Uno de los grandes desafíos de la educación de valores es pasar de la enunciación, de la proclama, del consejo, de la moraleja, del dicho… al hecho. Y, para ello, son necesarios los buenos ejemplos de acción, los modelos de comportamiento a imitar. En este sentido, en una sociedad que discrimina, que no siempre ofrece oportunidades equivalentes a todos para alimentarse, crecer, trasladarse, estudiar o trabajar, estos modelos de comportamiento, justamente, no abundan. Al menos, los que nos interesan: aquellos que representan, orientan o promueven los valores que queremos enseñar.
Si nuestras clases son planificadas con los recursos necesarios para atender a la diversidad de modos de aprender que existe en cada grupo, podrá ser retomada expresamente a la hora de reflexionar sobre estos mismos valores en la sociedad como un ejemplo, uno del que todos en el grupo podrán hablar y analizar; en el que, en lugar de “emitir” un contenido, cumpliendo con la mera obligación de “ponerlo a disposición” de quien pueda aprenderlo, nos preocupamos por traducirlo, por diseñar una estrategia comunicacional y presentarlo de manera que cada uno tenga su oportunidad de aprenderlo.
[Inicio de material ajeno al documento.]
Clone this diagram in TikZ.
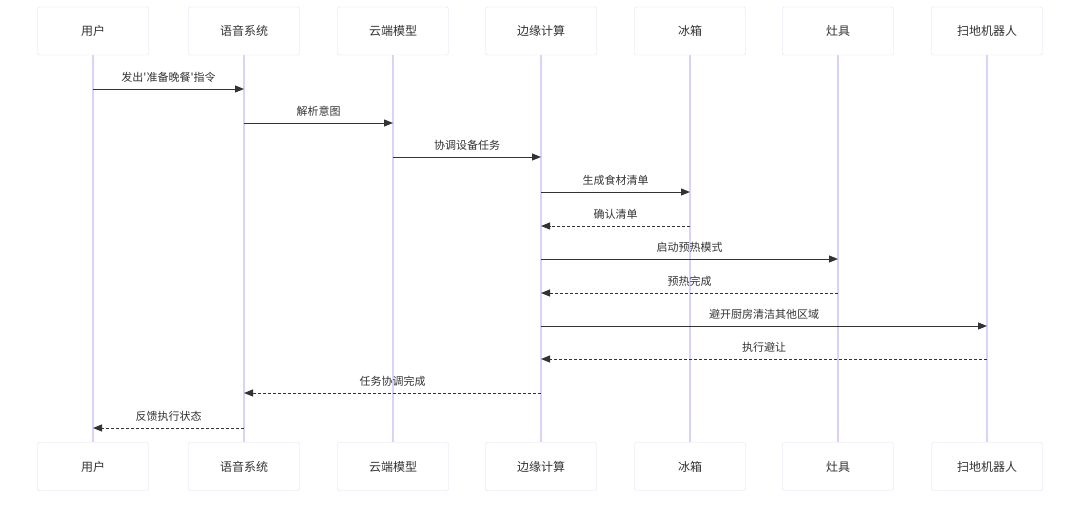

Así, mientras enseñamos los diferentes contenidos de cualquier disciplina (historia, matemática, etc.), silenciosamente generaremos experiencias que luego, cuando decidamos abordar la enseñanza de valores, podemos retomar y hacer evidentes para los alumnos. Si bien muchos podrán reconocer que el maestro trajo, hizo o dijo algo especialmente para ellos, habrá otros que no lo harán o no se darán cuenta. O que no tomarán conciencia del trabajo que esto implica y de las otras opciones –menos sensibles y respetuosas de la diversidad– que se dejaron de lado. Así, como decíamos anteriormente, las clases de las diferentes disciplinas serán mejores y, a su vez, serán casos cercanos y significativos para el grupo: constituirán recursos didácticos para la enseñanza de valores como la solidaridad o la tolerancia.